Betsy DeVos Visits Public School, Insists School Choice Can Work In Rural Areas



U.S. Secretary of Education Betsy DeVos and labor leader Randi Weingarten put aside their differences Thursday to visit a public school district in Van Wert, Ohio. Both leaders praised the district, although DeVos did not back down from the idea that expanded school choice options could benefit the area.

“I acknowledge and have acknowledged for many months, rural areas face unique challenges and unique opportunities,” DeVos said Thursday, in response to a question about whether school choice would work in an area like rural Ohio. “I think the fear of a negative impact on a school that is meeting the needs of its students is very low, actually.”

DeVos said it was evident there was a vibrant learning environment in Van Wert classrooms, but she argued that parents in the area might still appreciate the benefits of school choice. 

“[In Van Wert], it might be a handful of students who might elect to do something different if they had that opportunity. Perhaps that would be the case. But that would be a choice made by parents,” DeVos said, noting that 20 percent of students in the area already choose to go to schools that are not part of the Van Wert district.

Weingarten invited DeVos to visit a public school with her several months ago, shortly after DeVos’ contentious confirmation process. Van Wert is located in a rural area where most students qualify for free or reduced-price lunch, and where most residents voted for President Donald Trump.

Weingarten and DeVos have been deeply critical of one another in the past, but they expressed a mutual appreciation during the Van Wert visit. Weingarten, president of the nation’s second largest teachers union, cited the visit as evidence of DeVos’ willingness to “walk the walk.”

“I don’t think we even gave her a duty-free lunch,” Weingarten joked during the press conference. 

DeVos faced a particularly harsh confirmation process, where a 50-50 vote forced Vice President Mike Pence to break the tie.
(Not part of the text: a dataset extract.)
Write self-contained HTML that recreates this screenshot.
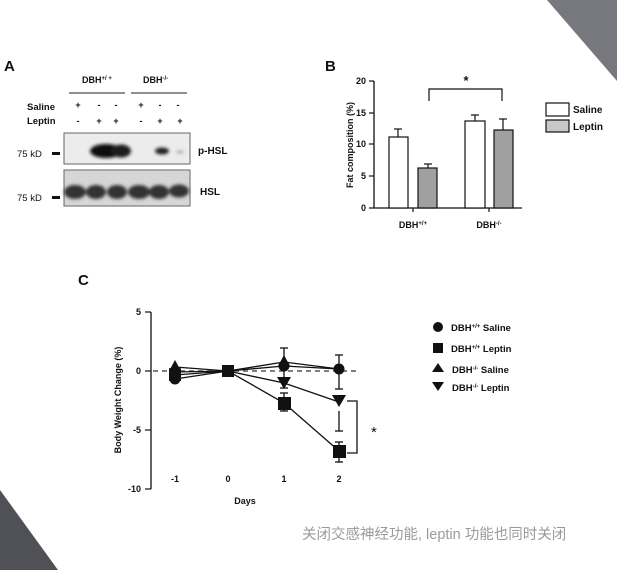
<!DOCTYPE html>
<html><head><meta charset="utf-8"><style>
html,body{margin:0;padding:0;background:#fff}
svg{display:block}
text{font-family:"Liberation Sans",Arial,sans-serif;font-weight:bold;fill:#111}
text.n{font-weight:normal}
</style></head><body>
<svg width="617" height="570" viewBox="0 0 617 570" xmlns="http://www.w3.org/2000/svg">
<defs>
<filter id="bl" x="-20%" y="-50%" width="140%" height="200%"><feGaussianBlur stdDeviation="1.6"/></filter>
</defs>
<rect width="617" height="570" fill="#fff"/>
<polygon points="547,0 617,0 617,81" fill="#77787d"/>
<polygon points="0,490 0,570 58,570" fill="#505156"/>

<!-- Panel A -->
<text x="4" y="71" font-size="15">A</text>
<text x="82" y="83" font-size="9">DBH<tspan font-size="6" dy="-3">+/ +</tspan></text>
<text x="143" y="83" font-size="9">DBH<tspan font-size="6" dy="-3">-/-</tspan></text>
<line x1="69" y1="93" x2="125" y2="93" stroke="#222" stroke-width="1"/>
<line x1="131" y1="93" x2="187" y2="93" stroke="#222" stroke-width="1"/>
<text x="27" y="110" font-size="9.5">Saline</text>
<text x="27" y="124" font-size="9.5">Leptin</text>
<g font-size="9" text-anchor="middle">
<text x="78" y="108">+</text><text x="99" y="108">-</text><text x="116" y="108">-</text>
<text x="141" y="108">+</text><text x="160" y="108">-</text><text x="178" y="108">-</text>
<text x="78" y="124">-</text><text x="99" y="124">+</text><text x="116" y="124">+</text>
<text x="141" y="124">-</text><text x="160" y="124">+</text><text x="180" y="124">+</text>
</g>
<rect x="64" y="133" width="126" height="31" fill="#ececec" stroke="#666" stroke-width="1"/>
<g filter="url(#bl)">
<ellipse cx="106" cy="151" rx="16" ry="7" fill="#111"/>
<ellipse cx="121" cy="151" rx="10" ry="6.5" fill="#1a1a1a"/>
<ellipse cx="162" cy="151" rx="7" ry="3.5" fill="#222"/>
<ellipse cx="180" cy="152" rx="4" ry="2" fill="#bbb"/>
</g>
<rect x="64" y="170" width="126" height="36" fill="#d6d6d6" stroke="#666" stroke-width="1"/>
<g filter="url(#bl)" fill="#333">
<ellipse cx="75" cy="192" rx="11" ry="7"/>
<ellipse cx="96" cy="192" rx="10" ry="7"/>
<ellipse cx="117" cy="192" rx="10" ry="7"/>
<ellipse cx="139" cy="192" rx="11" ry="7"/>
<ellipse cx="159" cy="192" rx="10" ry="7"/>
<ellipse cx="179" cy="191" rx="10" ry="6.5"/>
</g>
<text class="n" x="17" y="157" font-size="9.5">75 kD</text>
<rect x="52" y="152" width="8" height="3" fill="#111"/>
<text class="n" x="17" y="201" font-size="9.5">75 kD</text>
<rect x="52" y="196" width="8" height="3" fill="#111"/>
<text x="198" y="154" font-size="10">p-HSL</text>
<text x="200" y="195" font-size="10">HSL</text>

<!-- Panel B -->
<text x="325" y="71" font-size="15">B</text>
<line x1="374" y1="81" x2="374" y2="208" stroke="#111" stroke-width="1.3"/>
<line x1="374" y1="208" x2="522" y2="208" stroke="#111" stroke-width="1.3"/>
<g stroke="#111" stroke-width="1.2">
<line x1="369" y1="81" x2="374" y2="81"/><line x1="369" y1="113" x2="374" y2="113"/>
<line x1="369" y1="144" x2="374" y2="144"/><line x1="369" y1="176" x2="374" y2="176"/>
<line x1="369" y1="208" x2="374" y2="208"/>
<line x1="413" y1="208" x2="413" y2="212"/><line x1="489" y1="208" x2="489" y2="212"/>
</g>
<g font-size="9" text-anchor="end">
<text x="366" y="84">20</text><text x="366" y="116">15</text><text x="366" y="147">10</text>
<text x="366" y="179">5</text><text x="366" y="211">0</text>
</g>
<text transform="translate(353,145) rotate(-90)" font-size="9" text-anchor="middle">Fat composition (%)</text>
<g stroke="#111" stroke-width="1.2">
<line x1="398" y1="137" x2="398" y2="129"/><line x1="394" y1="129" x2="402" y2="129"/>
<line x1="428" y1="168" x2="428" y2="164"/><line x1="424" y1="164" x2="432" y2="164"/>
<line x1="475" y1="121" x2="475" y2="115"/><line x1="471" y1="115" x2="479" y2="115"/>
<line x1="503" y1="130" x2="503" y2="119"/><line x1="499" y1="119" x2="507" y2="119"/>
</g>
<rect x="389" y="137" width="19" height="71" fill="#fff" stroke="#111" stroke-width="1.2"/>
<rect x="418" y="168" width="19" height="40" fill="#a0a0a0" stroke="#111" stroke-width="1.2"/>
<rect x="465" y="121" width="20" height="87" fill="#fff" stroke="#111" stroke-width="1.2"/>
<rect x="494" y="130" width="19" height="78" fill="#a0a0a0" stroke="#111" stroke-width="1.2"/>
<polyline points="429,101 429,89 502,89 502,101" fill="none" stroke="#111" stroke-width="1.2"/>
<text x="466" y="85" font-size="13" text-anchor="middle">*</text>
<text x="413" y="228" font-size="9" text-anchor="middle">DBH<tspan font-size="6" dy="-3">+/+</tspan></text>
<text x="489" y="228" font-size="9" text-anchor="middle">DBH<tspan font-size="6" dy="-3">-/-</tspan></text>
<rect x="546" y="103" width="23" height="13" fill="#fff" stroke="#111" stroke-width="1.2"/>
<rect x="546" y="120" width="23" height="12" fill="#c8c8c8" stroke="#111" stroke-width="1.2"/>
<text x="573" y="113" font-size="10">Saline</text>
<text x="573" y="130" font-size="10">Leptin</text>

<!-- Panel C -->
<text x="78" y="285" font-size="15">C</text>
<line x1="151" y1="312" x2="151" y2="489" stroke="#111" stroke-width="1.3"/>
<g stroke="#111" stroke-width="1.2">
<line x1="145" y1="312" x2="151" y2="312"/><line x1="145" y1="371" x2="151" y2="371"/>
<line x1="145" y1="430" x2="151" y2="430"/><line x1="145" y1="489" x2="151" y2="489"/>
</g>
<g font-size="9" text-anchor="end">
<text x="141" y="315">5</text><text x="141" y="374">0</text><text x="141" y="433">-5</text><text x="141" y="492">-10</text>
</g>
<text transform="translate(121,400) rotate(-90)" font-size="9" text-anchor="middle">Body Weight Change (%)</text>
<g font-size="9" text-anchor="middle">
<text x="175" y="482">-1</text><text x="228" y="482">0</text><text x="284" y="482">1</text><text x="339" y="482">2</text>
</g>
<text x="245" y="504" font-size="9" text-anchor="middle">Days</text>
<line x1="153" y1="371" x2="358" y2="371" stroke="#333" stroke-width="1.3" stroke-dasharray="5,4"/>
<g stroke="#111" stroke-width="1.3" fill="none">
<line x1="284" y1="348" x2="284" y2="377"/><line x1="280" y1="348" x2="288" y2="348"/>
<line x1="339" y1="355" x2="339" y2="389"/><line x1="335" y1="355" x2="343" y2="355"/><line x1="335" y1="389" x2="343" y2="389"/>
<line x1="284" y1="393" x2="284" y2="411"/><line x1="280" y1="393" x2="288" y2="393"/><line x1="280" y1="411" x2="288" y2="411"/>
<line x1="339" y1="411" x2="339" y2="431"/><line x1="335" y1="431" x2="343" y2="431"/>
<line x1="284" y1="378" x2="284" y2="388"/><line x1="280" y1="388" x2="288" y2="388"/>
<line x1="339" y1="442" x2="339" y2="462"/><line x1="335" y1="442" x2="343" y2="442"/><line x1="335" y1="462" x2="343" y2="462"/>
<polyline points="175,379 228,371 284,366 339,369"/>
<polyline points="175,375 228,371 284,403 339,451"/>
<polyline points="175,367 228,371 284,362 339,369"/>
<polyline points="175,372 228,371 284,383 339,402"/>
<polyline points="347,401 357,401 357,453 347,453"/>
</g>
<g fill="#111">
<circle cx="175" cy="379" r="5.5"/><circle cx="284" cy="366" r="5.5"/><circle cx="339" cy="369" r="5.5"/>
<rect x="169" y="369" width="12" height="12"/><rect x="222" y="365" width="12" height="12"/>
<rect x="278" y="397" width="13" height="13"/><rect x="333" y="445" width="13" height="13"/>
<polygon points="175,360 181,371 169,371"/><polygon points="284,355 290,366 278,366"/>
<polygon points="169,368 181,368 175,378"/><polygon points="277,377 291,377 284,389"/><polygon points="332,395 346,395 339,407"/>
</g>
<text class="n" x="371" y="437" font-size="15">*</text>
<circle cx="438" cy="327" r="5" fill="#111"/>
<rect x="433" y="343" width="10" height="10" fill="#111"/>
<polygon points="438,363 444,372 432,372" fill="#111"/>
<polygon points="432,382 444,382 438,391" fill="#111"/>
<g font-size="9.5">
<text x="451" y="331">DBH<tspan font-size="6" dy="-3">+/+</tspan><tspan dy="3"> Saline</tspan></text>
<text x="451" y="352">DBH<tspan font-size="6" dy="-3">+/+</tspan><tspan dy="3"> Leptin</tspan></text>
<text x="452" y="373">DBH<tspan font-size="6" dy="-3">-/-</tspan><tspan dy="3">  Saline</tspan></text>
<text x="452" y="391">DBH<tspan font-size="6" dy="-3">-/-</tspan><tspan dy="3">  Leptin</tspan></text>
</g>
<text class="n" x="302" y="539" font-size="14.5" style="fill:#9a9a9a;font-family:'Liberation Sans','Noto Sans CJK SC',sans-serif">关闭交感神经功能, leptin 功能也同时关闭</text>
</svg>
</body></html>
During this time, Weingarten and her union, the American Federation of Teachers, portrayed DeVos as an interloper bent on destroying traditional public education in order to create a more capitalistic, free-market structure.

DeVos maintains that she supports traditional public schools, but also believes parents should be given a menu of options for where they can send their students. At the same time, the proposed U.S. Department of Education budget would make steep cuts to public school programs, while setting aside money for charter schools and a still-nebulous private school choice program.

Part of her goal, DeVos said during the press conference, is to diminish federal and top-down intervention in education to give teachers and schools increased autonomy. 

“We overcomplicate things in many cases and for no specific end necessarily,” she said. 

DeVos has not had as much communication with the nation’s other major teachers union, the National Education Association. DeVos reportedly called the president of the NEA, Lily Eskelsen García, who sent DeVos a letter in response. The letter demanded clarity from DeVos on issues like special education and LGBTQ students.

“Students, parents and educators still want answers for a wealth of concerns based on Secretary DeVos’s destructive record and refusal to commit to ensuring every child in every community has the opportunity provided by a great education at a neighborhood public school,” García said in a statement to The Huffington Post. “NEA raised a number of these issues in my February 14 letter to the secretary and we have not received a response.”